Ecuador and Peru had a long standing border dispute which dates back at least five decades. Its “roots can even be traced to the 1532 precolonial Indian war for the control of the Inca Empire between Quiteño Atahualpa (now Ecuador) and Cusqueno Huascar (now Peru).” Several armed conflicts to have already erupted — the most recent of which was just in 1995, three years prior his assumption of office.

“An international war would have escalated our already critical situation into a desperate one. How could Ecuador face an international war with the economy already in shambles. I needed a definitive peace accord with Peru?” he told us.

In pursuing peace, Pres. Mahuad knew there must be a widespread belief among the majority that the war could be resolved. It was important that the project was not just a government issue. The citizens of both Peru and Ecuador must own the issue. It must be a “people’s project.”
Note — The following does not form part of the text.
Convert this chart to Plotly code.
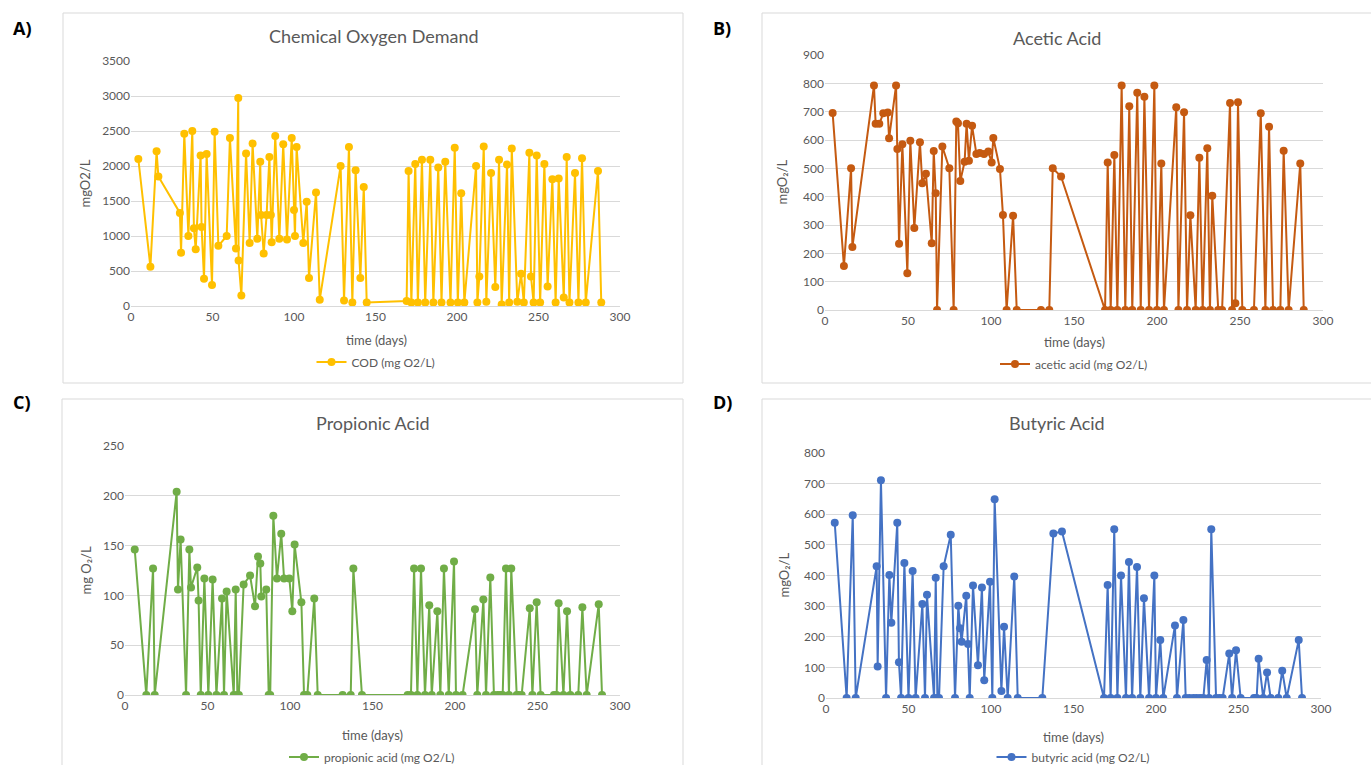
import plotly.graph_objects as go

# ---------------- data (time in days, concentrations in mg O2/L) ----------------
cod_day = [4.5, 11.9, 15.7, 16.8, 30.0, 30.7, 32.7, 35.2, 37.6, 38.6, 39.7, 42.7, 43.3, 44.8, 46.4,
           49.7, 51.3, 53.6, 58.7, 60.7, 64.4, 65.8, 66.0, 67.7, 70.6, 72.8, 74.6, 77.5, 79.3, 79.8,
           81.4, 83.2, 84.9, 85.8, 86.3, 88.5, 91.0, 93.4, 95.7, 98.6, 100.0, 100.6, 101.6, 105.7,
           107.8, 109.2, 113.5, 115.8, 128.6, 130.7, 133.7, 135.8, 137.8, 140.7, 142.8, 144.6,
           169.1, 170.3, 172.0, 174.4, 176.0, 178.5, 180.5, 183.6, 185.5, 188.5, 190.5, 192.8,
           196.0, 198.6, 200.5, 202.6, 204.5, 211.7, 212.5, 213.7, 216.4, 218.0, 220.9, 223.5,
           225.8, 227.4, 230.7, 232.0, 233.6, 237.0, 239.3, 241.0, 244.4, 245.4, 247.0, 248.9,
           251.0, 253.6, 255.6, 258.5, 260.5, 262.4, 265.5, 267.3, 269.0, 272.4, 274.5, 276.7,
           279.0, 286.5, 288.5]
cod_val = [2100, 560, 2210, 1850, 1330, 760, 2460, 1000, 2500, 1110, 810, 2150, 1130, 390, 2170,
           300, 2490, 860, 1000, 2400, 820, 2970, 650, 150, 2180, 900, 2320, 960, 2060, 1300,
           750, 1300, 2130, 1300, 910, 2430, 960, 2310, 950, 2400, 1370, 1000, 2270, 900,
           1490, 400, 1620, 90, 2000, 80, 2270, 50, 1940, 400, 1700, 50,
           70, 1930, 50, 2030, 50, 2090, 50, 2090, 50, 1980, 50, 2060,
           50, 2260, 50, 1610, 50, 2000, 50, 420, 2280, 60, 1900, 270,
           2090, 20, 2020, 50, 2250, 60, 460, 50, 2190, 420, 50, 2150,
           50, 2030, 280, 1810, 50, 1820, 120, 2130, 50, 1900, 50, 2110,
           50, 1930, 50]

acetic_day = [4.6, 11.4, 15.7, 16.5, 29.5, 30.5, 32.7, 35.1, 37.8, 38.6, 42.8, 43.6, 44.6, 46.6,
              49.6, 51.4, 53.8, 57.2, 58.6, 60.8, 64.3, 65.5, 66.7, 67.5, 70.7, 74.9, 77.5, 79.1,
              80.1, 81.5, 84.1, 85.3, 86.7, 88.6, 91.2, 93.2, 95.8, 98.4, 100.4, 101.4, 105.4,
              107.2, 109.4, 113.3, 115.5, 130.1, 135.1, 137.2, 142.2, 168.7, 170.3, 172.1, 174.3,
              176.1, 178.7, 180.9, 183.3, 185.1, 188.1, 190.2, 192.4, 195.2, 198.4, 200.0, 202.6,
              204.2, 211.6, 212.9, 216.3, 218.1, 220.1, 223.3, 225.5, 227.5, 230.3, 231.9, 233.3,
              236.9, 239.2, 244.0, 245.2, 247.2, 248.8, 251.4, 258.4, 262.5, 265.3, 267.5, 269.9,
              274.3, 276.3, 279.3, 286.3, 288.4]
acetic_val = [695, 155, 500, 222, 792, 657, 657, 694, 697, 606, 792, 568, 234, 585,
              130, 597, 289, 592, 447, 481, 236, 561, 412, 0, 577, 500, 0, 665,
              659, 455, 523, 657, 527, 650, 551, 554, 551, 559, 521, 607, 498,
              335, 0, 333, 0, 0, 0, 500, 471, 0, 521, 0, 547,
              0, 792, 0, 719, 0, 767, 0, 753, 0, 792, 0, 517,
              0, 716, 0, 698, 0, 334, 0, 537, 0, 571, 0, 403,
              0, 0, 731, 0, 24, 733, 0, 0, 694, 0, 647, 0,
              0, 562, 0, 517, 0]

propionic_day = [5.9, 12.9, 17.0, 18.0, 31.3, 32.1, 33.7, 37.0, 39.0, 40.0, 43.8, 44.6, 45.9, 48.1,
                 50.5, 53.1, 55.4, 58.8, 60.0, 61.6, 65.9, 67.1, 68.1, 69.0, 71.9, 75.8, 78.8, 80.6,
                 82.0, 82.6, 85.6, 87.1, 88.0, 89.9, 92.1, 94.7, 96.4, 99.6, 101.4, 102.8, 106.9,
                 108.5, 110.5, 114.7, 116.8, 131.9, 136.8, 138.4, 143.6, 171.3, 173.3, 175.2, 177.2,
                 179.4, 181.8, 184.4, 185.9, 189.3, 191.1, 193.3, 196.2, 199.4, 200.6, 204.6, 212.1,
                 213.5, 217.2, 218.8, 221.4, 223.6, 225.7, 227.3, 228.9, 230.9, 232.7, 234.1, 237.4,
                 238.4, 240.4, 245.3, 246.9, 249.5, 251.9, 260.0, 261.6, 262.8, 265.7, 267.9, 269.9,
                 274.7, 277.2, 279.8, 287.1, 289.1]
propionic_val = [146, 0, 127, 0, 204, 106, 156, 0, 146, 108, 128, 95, 0, 117,
                 0, 116, 0, 97, 0, 104, 0, 106, 0, 0, 111, 120, 89, 139,
                 132, 99, 106, 0, 0, 180, 117, 162, 117, 117, 84, 151, 93,
                 0, 0, 97, 0, 0, 0, 127, 0, 0, 0, 127, 0,
                 127, 0, 90, 0, 84, 0, 127, 0, 134, 0, 0, 86,
                 0, 96, 0, 118, 0, 0, 0, 0, 127, 0, 127, 0,
                 0, 0, 87, 0, 93, 0, 0, 0, 92, 0, 84, 0,
                 0, 88, 0, 91, 0]

butyric_day = [5.3, 12.5, 16.2, 18.0, 30.7, 31.3, 33.3, 36.4, 38.4, 39.6, 43.2, 44.2, 45.5, 47.5,
               50.0, 52.5, 54.3, 58.4, 60.0, 61.2, 65.5, 66.5, 67.5, 68.5, 71.3, 75.6, 78.2, 80.2,
               81.2, 82.2, 85.0, 86.1, 87.1, 89.1, 92.1, 94.5, 95.9, 99.4, 100.8, 102.2, 106.3,
               107.9, 110.1, 114.1, 116.2, 131.1, 137.8, 143.0, 168.5, 170.7, 172.5, 174.7, 176.6,
               178.8, 181.8, 183.6, 185.5, 188.5, 190.5, 192.7, 195.8, 199.0, 200.0, 202.6, 204.4,
               211.5, 212.7, 216.6, 218.0, 220.2, 222.6, 224.6, 226.7, 228.7, 230.7, 232.1, 233.5,
               236.4, 238.4, 240.4, 244.4, 246.1, 248.5, 251.3, 259.4, 261.0, 262.2, 265.0, 267.3,
               269.5, 274.1, 276.5, 279.2, 286.5, 288.5]
butyric_val = [572, 0, 597, 0, 430, 103, 711, 0, 402, 246, 572, 117, 0, 441,
               0, 415, 0, 307, 0, 337, 0, 393, 0, 0, 430, 533, 0, 301,
               228, 184, 334, 176, 0, 367, 107, 361, 58, 380, 0, 649, 23,
               233, 0, 397, 0, 0, 537, 544, 0, 369, 0, 551, 0,
               400, 0, 444, 0, 428, 0, 326, 0, 400, 0, 189, 0,
               237, 0, 255, 0, 0, 0, 0, 0, 0, 124, 0, 551,
               0, 0, 0, 145, 0, 156, 0, 0, 0, 128, 0, 83,
               0, 0, 89, 0, 189, 0]

x_ticks = [0, 50, 100, 150, 200, 250, 300]

# ---------------- page geometry (pixels) ----------------
W, H = 1371, 765
FONT = "Lato, 'Open Sans', sans-serif"
GREY = "#595959"
GRID = "#d9d9d9"


def fx(px):
    return px / W


def fy(py):
    return 1 - py / H


panels = [
    dict(name="COD (mg O2/L)", x=cod_day, y=cod_val, color="#FFC000",
         title="Chemical Oxygen Demand", ytitle="mgO2/L", ymax=3500, dtick=500,
         plot=(131, 620, 61, 306), box=(63, 13, 683, 383),
         title_pos=(374, 36), xt_pos=(376, 340), leg_pos=(376, 362), yt_x=84,
         tag="A)", tag_pos=(22, 28)),
    dict(name="acetic acid (mg O2/L)", x=acetic_day, y=acetic_val, color="#C55A11",
         title="Acetic Acid", ytitle="mgO₂/L", ymax=900, dtick=100,
         plot=(825, 1323, 55, 310), box=(762, 13, 1390, 383),
         title_pos=(1057, 38), xt_pos=(1074, 342), leg_pos=(1074, 364), yt_x=781,
         tag="B)", tag_pos=(722, 28)),
    dict(name="propionic acid (mg O2/L)", x=propionic_day, y=propionic_val, color="#70AD47",
         title="Propionic Acid", ytitle="mg O₂/L", ymax=250, dtick=50,
         plot=(125, 620, 446, 695), box=(62, 399, 683, 790),
         title_pos=(373, 423), xt_pos=(372, 735), leg_pos=(372, 757), yt_x=85,
         tag="C)", tag_pos=(22, 402)),
    dict(name="butyric acid (mg O2/L)", x=butyric_day, y=butyric_val, color="#4472C4",
         title="Butyric Acid", ytitle="mgO₂/L", ymax=800, dtick=100,
         plot=(826, 1321, 453, 698), box=(762, 399, 1390, 790),
         title_pos=(1057, 423), xt_pos=(1073, 737), leg_pos=(1073, 757), yt_x=783,
         tag="D)", tag_pos=(722, 402)),
]

fig = go.Figure()
layout = dict(width=W, height=H, autosize=False,
              margin=dict(l=0, r=0, t=0, b=0, autoexpand=False),
              paper_bgcolor="white", plot_bgcolor="white",
              font=dict(family=FONT, color=GREY),
              shapes=[], annotations=[])

for i, p in enumerate(panels, start=1):
    sfx = "" if i == 1 else str(i)
    leg = "legend" + sfx
    x0, x1, y0, y1 = p["plot"]

    fig.add_trace(go.Scatter(
        x=p["x"], y=p["y"], name=p["name"], mode="lines+markers",
        line=dict(color=p["color"], width=2),
        marker=dict(color=p["color"], size=8),
        xaxis="x" + sfx, yaxis="y" + sfx, legend=leg, showlegend=True,
    ))

    layout["xaxis" + sfx] = dict(
        domain=[fx(x0), fx(x1)], anchor="y" + sfx, range=[0, 300],
        tickvals=x_ticks, showgrid=False, zeroline=False,
        showline=True, linecolor=GRID, linewidth=1, ticks="",
        tickfont=dict(size=12, color=GREY, family=FONT), fixedrange=True)
    layout["yaxis" + sfx] = dict(
        domain=[fy(y1), fy(y0)], anchor="x" + sfx, range=[0, p["ymax"]],
        dtick=p["dtick"], showgrid=True, gridcolor=GRID, gridwidth=1,
        zeroline=False, showline=False, ticks="",
        tickfont=dict(size=12, color=GREY, family=FONT), fixedrange=True)

    lx, ly = p["leg_pos"]
    layout[leg] = dict(x=fx(lx), y=fy(ly), xref="container", yref="container",
                       xanchor="center", yanchor="middle",
                       orientation="h", bgcolor="rgba(0,0,0,0)",
                       font=dict(size=12, color=GREY, family=FONT),
                       itemwidth=30)

    bx0, by0, bx1, by1 = p["box"]
    layout["shapes"].append(dict(type="rect", xref="paper", yref="paper",
                                 x0=fx(bx0), x1=fx(bx1), y0=fy(by1), y1=fy(by0),
                                 line=dict(color=GRID, width=1), fillcolor="rgba(0,0,0,0)",
                                 layer="below"))

    tx, ty = p["title_pos"]
    layout["annotations"].append(dict(text=p["title"], x=fx(tx), y=fy(ty), xref="paper", yref="paper",
                                      showarrow=False, xanchor="center", yanchor="middle",
                                      font=dict(size=18, color=GREY, family=FONT)))
    xx, xy = p["xt_pos"]
    layout["annotations"].append(dict(text="time (days)", x=fx(xx), y=fy(xy), xref="paper", yref="paper",
                                      showarrow=False, xanchor="center", yanchor="middle",
                                      font=dict(size=13, color=GREY, family=FONT)))
    layout["annotations"].append(dict(text=p["ytitle"], x=fx(p["yt_x"]), y=fy((y0 + y1) / 2),
                                      xref="paper", yref="paper", showarrow=False, textangle=-90,
                                      xanchor="center", yanchor="middle",
                                      font=dict(size=13, color=GREY, family=FONT)))
    gx, gy = p["tag_pos"]
    layout["annotations"].append(dict(text="<b>" + p["tag"] + "</b>", x=fx(gx), y=fy(gy),
                                      xref="paper", yref="paper", showarrow=False,
                                      xanchor="center", yanchor="middle",
                                      font=dict(size=18, color="black", family="'Open Sans', sans-serif")))

fig.update_layout(**layout)
fig.write_html("out.html")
The negotiation process is a gradual undertaking that requires equal regard for both process and substance. The small steps were as critical as the big ones. At the onset — no one might have foreseen that the unexpected meeting between Pres. Mahuad and Peruvian President Alberto Fujimori in Asuncion del Paraguay just four days after the former assumed office would eventually lead to the historic signing of the peace accord that would lay down the boundary points along a 50-mile border strip, ending a decades-long territorial dispute.

I will never forget the last eight hours we spent navigating on each decision point from the time the peace treaty was being negotiated to the point of his eventual ouster — not because it provided a better framework for analysis but rather because I saw a man who took risks for a country he deeply cared about.